Diese Zahlen ergeben sich aus den von der Beklagten vorgelegten Ausdrucken der Aufzeichnungen aus dem Warenwirtschaftssystem, die die Kommissionierleistung des Klägers sowie der Mitarbeiter der Vergleichsgruppe darlegen (vgl. im Einzelnen die Übersicht für Dezember 2019 Bl. 139 ff. der Akte und für Februar 2020 Bl. 143 ff. der Akte). Das Bestreiten des Klägers hinsichtlich des Zahlenwerks und seiner Aussagekraft ist unbeachtlich. Ebenso wenig hat der Kläger plausibel dargelegt, warum er mit seiner unterdurchschnittlichen Leistung dennoch seine persönliche Leistungsfähigkeit ausschöpft. Sein Bestreiten erfüllt nicht die Substantiierungspflichten des § 138 ZPO. Auf die obigen Ausführungen zum verhaltensbedingten Kündigungsgrund wird verwiesen.

dd. Wie das Arbeitsgericht zutreffend ausgeführt hat, vermag die Interessenabwägung im Streitfall eine Fortsetzung des Arbeitsverhältnisses nicht zu rechtfertigen.

3. Die Kündigung erweist sich auch nicht aus anderen Gründen als rechtsunwirksam. Insbesondere hat die Beklagte den bei ihr bestehenden Betriebsrat ordnungsgemäß im Sinne des § 102BetrVG angehört.

4. Auch Antrag 2 ist unbegründet. Der Kläger hat keinen Anspruch auf Entfernung der Abmahnungen vom 17.01.2020 und vom 11.03.2020 aus §§ 242, 1004 Abs. 1 Satz 1 BGB.

a. Arbeitnehmer können in entsprechender Anwendung von §§ 242, 1004 Abs. 1 Satz 1 BGB die Entfernung einer zu Unrecht erteilten Abmahnung aus ihrer Personalakte verlangen. Der Anspruch besteht, wenn die Abmahnung entweder inhaltlich unbestimmt ist, unrichtige Tatsachenbehauptungen enthält, auf einer unzutreffenden rechtlichen Bewertung des Verhaltens des Arbeitnehmers beruht oder den Grundsatz der Verhältnismäßigkeit verletzt, und auch dann, wenn selbst bei einer zu Recht erteilten Abmahnung kein schutzwürdiges Interesse des Arbeitgebers mehr an deren Verbleib in der Personalakte besteht (BAG 12. August 2010 - 2 AZR 593/09 - Rn. 10; BAG, Urteil vom 19. Juli 2012 - 2 AZR 782/11 -, BAGE 142, 331-338, Rn. 13)
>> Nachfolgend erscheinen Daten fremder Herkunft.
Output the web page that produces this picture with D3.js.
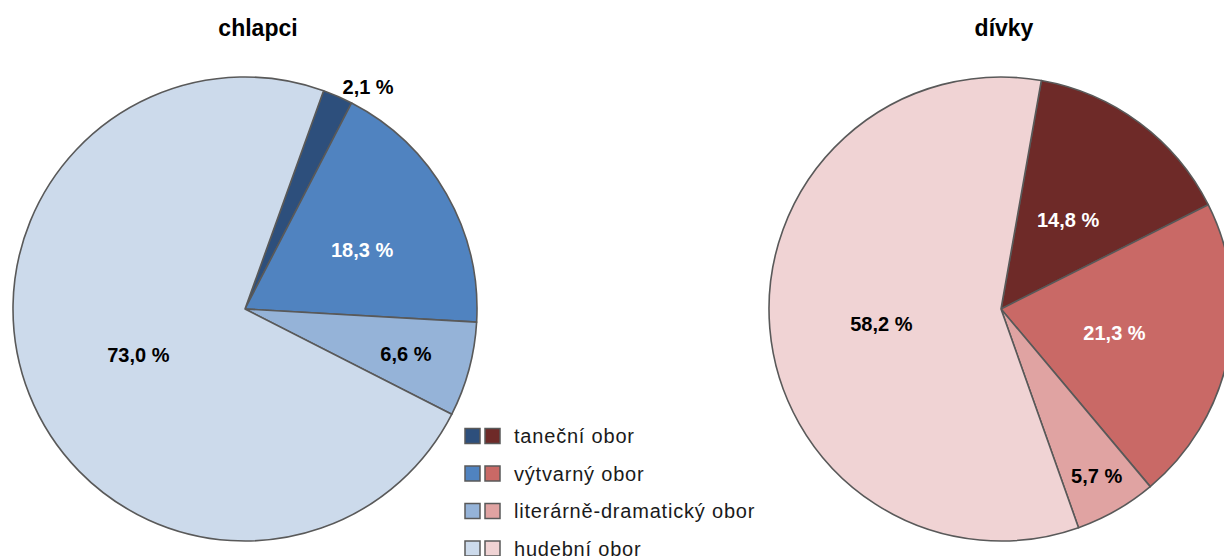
<!DOCTYPE html>
<meta charset="utf-8">
<script src="https://d3js.org/d3.v7.min.js"></script>
<style>
  body { margin: 0; background: #fff; }
  text { font-family: "Liberation Sans", Arial, sans-serif; }
</style>
<body>
<div id="chart"></div>
<script>
// data
var categories = ["taneční obor", "výtvarný obor", "literárně-dramatický obor", "hudební obor"];
var boysValues = [2.1, 18.3, 6.6, 73.0];
var girlsValues = [14.8, 21.3, 5.7, 58.2];
var titles = ["chlapci", "dívky"];

// colours per category
var boysColors = ["#2d4f7c", "#5083c0", "#95b3d8", "#ccdaeb"];
var girlsColors = ["#6e2a28", "#c96966", "#e0a3a2", "#f0d3d4"];

var width = 1224, height = 556;
var svg = d3.select("#chart").append("svg")
    .attr("width", width)
    .attr("height", height);

var radius = 232;

// pie settings: centre, start angle (deg), label distance (fraction of radius),
// label angle shift (deg), label colour
var pies = [
  { values: boysValues, colors: boysColors, cx: 245, cy: 309, start: 19.8,
    labelDist: [1.095, 0.565, 0.72, 0.5], labelShift: [5.4, 3, 0.5, -1.5],
    labelFill: ["#000", "#fff", "#000", "#000"], titleX: 258 },
  { values: girlsValues, colors: girlsColors, cx: 1001, cy: 309, start: 10,
    labelDist: [0.48, 0.5, 0.83, 0.52], labelShift: [0.4, 0.3, 0, -2.3],
    labelFill: ["#fff", "#fff", "#000", "#000"], titleX: 1004 }
];

function fmt(v) { return d3.format(".1f")(v).replace(".", ",") + " %"; }

pies.forEach(function(p, pi) {
  var a0 = p.start * Math.PI / 180;
  var pie = d3.pie().sort(null).startAngle(a0).endAngle(a0 + 2 * Math.PI);
  var arcs = pie(p.values);
  var arc = d3.arc().innerRadius(0).outerRadius(radius);

  var g = svg.append("g").attr("transform", "translate(" + p.cx + "," + p.cy + ")");

  g.selectAll("path")
    .data(arcs)
    .enter()
    .append("path")
      .attr("d", arc)
      .attr("fill", function(d, i) { return p.colors[i]; })
      .attr("stroke", "#595959")
      .attr("stroke-width", 1.6)
      .attr("stroke-linejoin", "round");

  g.selectAll("text.lbl")
    .data(arcs)
    .enter()
    .append("text")
      .attr("class", "lbl")
      .attr("transform", function(d, i) {
        var r = radius * p.labelDist[i];
        var mid = (d.startAngle + d.endAngle) / 2 + p.labelShift[i] * Math.PI / 180;
        return "translate(" + (r * Math.sin(mid)) + "," + (-r * Math.cos(mid)) + ")";
      })
      .attr("text-anchor", "middle")
      .attr("dy", "0.35em")
      .style("font-size", "20px")
      .style("font-weight", "bold")
      .attr("fill", function(d, i) { return p.labelFill[i]; })
      .text(function(d) { return fmt(d.data); });

  // title
  svg.append("text")
    .attr("x", p.titleX)
    .attr("y", 36)
    .attr("text-anchor", "middle")
    .style("font-size", "23px")
    .style("font-weight", "bold")
    .text(titles[pi]);
});

// legend
var legend = svg.append("g").attr("transform", "translate(465,436)");
var rows = legend.selectAll("g")
  .data(categories)
  .enter()
  .append("g")
    .attr("transform", function(d, i) { return "translate(0," + (i * 37.5) + ")"; });

rows.append("rect")
  .attr("x", 0).attr("y", -7.5).attr("width", 15).attr("height", 15)
  .attr("fill", function(d, i) { return boysColors[i]; })
  .attr("stroke", "#595959").attr("stroke-width", 1.5);
rows.append("rect")
  .attr("x", 20).attr("y", -7.5).attr("width", 15).attr("height", 15)
  .attr("fill", function(d, i) { return girlsColors[i]; })
  .attr("stroke", "#595959").attr("stroke-width", 1.5);
rows.append("text")
  .attr("x", 49)
  .attr("dy", "0.35em")
  .style("font-size", "20px")
  .style("letter-spacing", "0.8px")
  .attr("fill", "#1a1a1a")
  .text(function(d) { return d; });
</script>
</body>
b. Wie das Arbeitsgericht zu Recht und mit zutreffender Begründung erkannt hat sowie nach dem oben Ausgeführten war die Beklagte zum Ausspruch der Abmahnungen berechtigt. Bedenken in formeller Hinsicht bestehen nicht.
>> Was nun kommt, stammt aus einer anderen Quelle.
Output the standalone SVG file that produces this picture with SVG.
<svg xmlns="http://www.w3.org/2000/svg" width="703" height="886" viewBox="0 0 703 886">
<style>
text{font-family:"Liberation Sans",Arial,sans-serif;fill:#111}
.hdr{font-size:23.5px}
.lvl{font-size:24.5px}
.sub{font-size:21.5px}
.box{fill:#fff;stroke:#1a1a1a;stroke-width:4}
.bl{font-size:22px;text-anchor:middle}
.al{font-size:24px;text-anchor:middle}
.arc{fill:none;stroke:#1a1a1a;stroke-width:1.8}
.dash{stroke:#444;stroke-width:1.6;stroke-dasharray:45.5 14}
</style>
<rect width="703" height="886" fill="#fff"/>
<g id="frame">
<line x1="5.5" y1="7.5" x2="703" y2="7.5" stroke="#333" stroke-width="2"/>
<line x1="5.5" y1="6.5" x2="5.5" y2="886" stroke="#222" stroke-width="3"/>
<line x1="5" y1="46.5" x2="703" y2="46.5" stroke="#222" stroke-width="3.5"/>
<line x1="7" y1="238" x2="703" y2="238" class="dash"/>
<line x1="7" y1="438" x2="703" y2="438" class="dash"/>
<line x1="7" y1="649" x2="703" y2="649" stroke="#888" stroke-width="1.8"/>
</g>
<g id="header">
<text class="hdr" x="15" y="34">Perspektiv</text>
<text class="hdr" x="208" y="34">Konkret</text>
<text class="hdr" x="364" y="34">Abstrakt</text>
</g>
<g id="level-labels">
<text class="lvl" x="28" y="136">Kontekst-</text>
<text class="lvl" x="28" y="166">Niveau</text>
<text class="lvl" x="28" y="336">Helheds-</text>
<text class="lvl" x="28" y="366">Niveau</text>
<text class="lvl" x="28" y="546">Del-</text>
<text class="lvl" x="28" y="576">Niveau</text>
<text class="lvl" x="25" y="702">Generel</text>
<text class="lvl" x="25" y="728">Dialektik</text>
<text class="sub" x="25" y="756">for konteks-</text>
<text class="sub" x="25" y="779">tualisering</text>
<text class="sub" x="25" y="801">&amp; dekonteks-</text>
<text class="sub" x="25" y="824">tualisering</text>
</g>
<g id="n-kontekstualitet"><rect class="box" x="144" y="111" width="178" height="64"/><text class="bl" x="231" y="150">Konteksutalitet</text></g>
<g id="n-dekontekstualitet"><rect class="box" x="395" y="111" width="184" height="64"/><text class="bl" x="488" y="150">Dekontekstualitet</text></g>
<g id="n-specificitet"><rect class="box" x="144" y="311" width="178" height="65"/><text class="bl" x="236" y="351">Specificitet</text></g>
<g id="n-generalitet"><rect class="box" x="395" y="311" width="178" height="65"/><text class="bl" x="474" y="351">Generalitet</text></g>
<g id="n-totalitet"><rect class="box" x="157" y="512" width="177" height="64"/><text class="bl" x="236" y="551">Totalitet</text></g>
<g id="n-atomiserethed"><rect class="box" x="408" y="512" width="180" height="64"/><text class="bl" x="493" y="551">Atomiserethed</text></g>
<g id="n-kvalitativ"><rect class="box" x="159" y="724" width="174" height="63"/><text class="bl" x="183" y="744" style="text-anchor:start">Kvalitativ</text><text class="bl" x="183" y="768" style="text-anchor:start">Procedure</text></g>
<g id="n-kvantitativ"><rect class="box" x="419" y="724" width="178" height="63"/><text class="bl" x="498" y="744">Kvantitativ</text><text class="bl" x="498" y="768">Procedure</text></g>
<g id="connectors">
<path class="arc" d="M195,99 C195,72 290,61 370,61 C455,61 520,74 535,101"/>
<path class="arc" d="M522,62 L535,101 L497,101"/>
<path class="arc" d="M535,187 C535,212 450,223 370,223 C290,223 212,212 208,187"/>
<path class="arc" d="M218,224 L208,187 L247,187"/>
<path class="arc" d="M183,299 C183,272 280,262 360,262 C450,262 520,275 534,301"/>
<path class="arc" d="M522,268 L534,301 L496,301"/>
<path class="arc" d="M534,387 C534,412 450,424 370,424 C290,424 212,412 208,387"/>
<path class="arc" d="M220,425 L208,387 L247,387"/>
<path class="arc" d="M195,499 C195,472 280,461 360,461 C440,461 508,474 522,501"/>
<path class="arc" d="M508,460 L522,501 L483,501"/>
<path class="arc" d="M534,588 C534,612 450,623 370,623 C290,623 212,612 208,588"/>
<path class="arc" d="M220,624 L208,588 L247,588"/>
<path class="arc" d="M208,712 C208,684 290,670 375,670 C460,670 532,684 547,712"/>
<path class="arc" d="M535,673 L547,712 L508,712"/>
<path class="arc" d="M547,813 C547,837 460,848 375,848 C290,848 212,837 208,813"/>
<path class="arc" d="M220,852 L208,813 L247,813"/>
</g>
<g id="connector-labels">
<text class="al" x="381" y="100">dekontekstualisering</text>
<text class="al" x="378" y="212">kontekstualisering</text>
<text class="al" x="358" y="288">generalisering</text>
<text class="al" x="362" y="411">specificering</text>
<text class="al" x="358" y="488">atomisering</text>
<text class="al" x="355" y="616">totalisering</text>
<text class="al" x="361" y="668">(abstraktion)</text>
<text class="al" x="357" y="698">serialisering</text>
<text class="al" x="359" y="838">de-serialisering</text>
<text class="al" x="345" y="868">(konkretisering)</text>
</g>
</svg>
Nach allem bleibt es somit bei der klageabweisenden erstinstanzlichen Entscheidung.

III. Die Kostenentscheidung folgt aus §§ 64 Abs. 6 ArbGG, 97 Abs. 1 ZPO; als unterliegende Partei hat der Kläger die Kosten der Berufung zu tragen. Gründe für die Zulassung der Revision sind nicht gegeben, da die Entscheidung auf den Umständen des vorliegenden Einzelfalls beruht.